RDC : des gouverneurs et des sénateurs élus par l’argent
Le lundi 29 avril 2024, la République démocratique du Congo organisait les élections des sénateurs et des gouverneurs des provinces. Alors que l’on espérait des scrutins transparents et démocratiques, c’est malheureusement la puissance des billets verts qui l’a emporté. L’argent a énormément circulé pour acheter les voix des grands électeurs que sont les députés provinciaux.
Si dans certaines provinces ces élections se sont plus ou moins bien déroulées malgré des soupçons de corruption, dans plusieurs autres, les grands électeurs se sont rempli les poches avec de l’argent de pots-de-vin offert par les différents candidats. Une situation dénoncée par plusieurs médias et organisations de la société civile.
Des témoignages qui font froid dans le dos
Certains proches des candidats sénateurs et gouverneurs contactés par Africa Sans Haine ont a affirmé avoir été trahis par des députés électeurs à qui ils avaient donné des pots-de-vin pour voter pour leurs candidats, mais qui ont voté pour quelqu’un d’autre. Nous ne pouvons mentionner leurs noms pour des raisons de sécurité. Il y a par exemple cette vidéo devenue virale sur les réseaux sociaux et dans laquelle une candidate s’en prend violemment à un député provincial; exigeant qu’il lui rembourse ses 10 000 dollars américains de corruption parce qu’il n’a pas voté pour elle.
Ce qui est vrai c’est que lors de ces élections, ce sont les candidats les plus offrants en termes de billets verts qui se sont fait élire. Les discours-programmes et les projets de société ne comptaient pas. L’argent et les promesses de biens matériels (tels que les parcelles) ont circulé même en pleine séance d’élections.
Voici un témoignage de quelques proches des candidats sénateurs dont nous taisons les noms : « Nous avons entretenu ces députés pendant près de trois mois. Que ce soit à Kinshasa ou dans leurs provinces. Certains ont touché chacun entre 50 000 et 120 000 dollars américains pour donner leurs voix. Les fonds venaient de Kinshasa pour les grands partis politiques, mais aussi de certains hommes d’affaires. Ils (députés électeurs) se sont vraiment enrichis, car il y avait des fonds pour l’élection des sénateurs et d’autres pour celle des gouverneurs.

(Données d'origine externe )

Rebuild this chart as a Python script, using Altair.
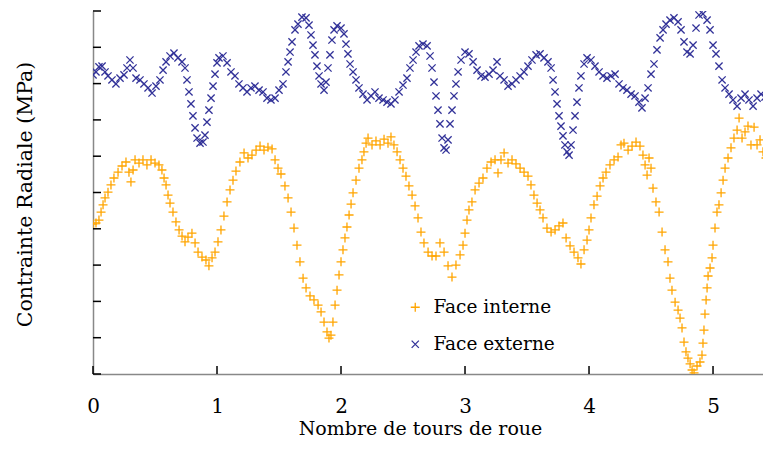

Ils ont déjà gagné leur vie ! »
Tout, sauf une élection !
Les candidats sénateurs ou gouverneurs sont imposés par les autorités morales des partis politiques, en particulier le parti au pouvoir. Les autres candidats qui ont tenté d’y aller par eux-mêmes ont reçu de graves menaces qui ont poussé certains à renoncer. En 2019 par exemple, un proche du parti au pouvoir lançait ce message à la population : « Tout député provincial qui refusera de voter pour le candidat gouverneur désigné par notre parti, allez chez-lui et brûlez tout ! » Presque le même type de menaces s’est fait entendre également aux élections du 29 avril 2024.
Dans certaines Assemblées provinciales, les témoins des candidats ont été exclus de la séance de dépouillement des votes. Ce scénario explique tout sur la manière dont les scrutins ont été manipulés par la puissance de l’argent et les influences politiques. Des contentieux sont en cours dans les cours et tribunaux. Mais d’une justice congolaise que le président Félix Tshisekedi a déjà lui-même qualifiée de « malade », on ne peut espérer grand-chose. Car, l’argent continue à circuler.
Ce phénomène de corruption généralisée dans le processus d’élections des sénateurs et des gouverneurs des provinces ne date pas d’hier. Il a toujours entaché ce type de scrutins en RDC. On espérait voir les choses changer sous le régime de Félix Tshisekedi (lui-même un ancien opposant), mais en vain. Le système mis en place est tel que personne ne peut empêcher la corruption de grands électeurs. Pour remédier à cette situation, il faut que les sénateurs et les gouverneurs des provinces soient élus directement par la population et non par les grands électeurs qui sont faciles à corrompre.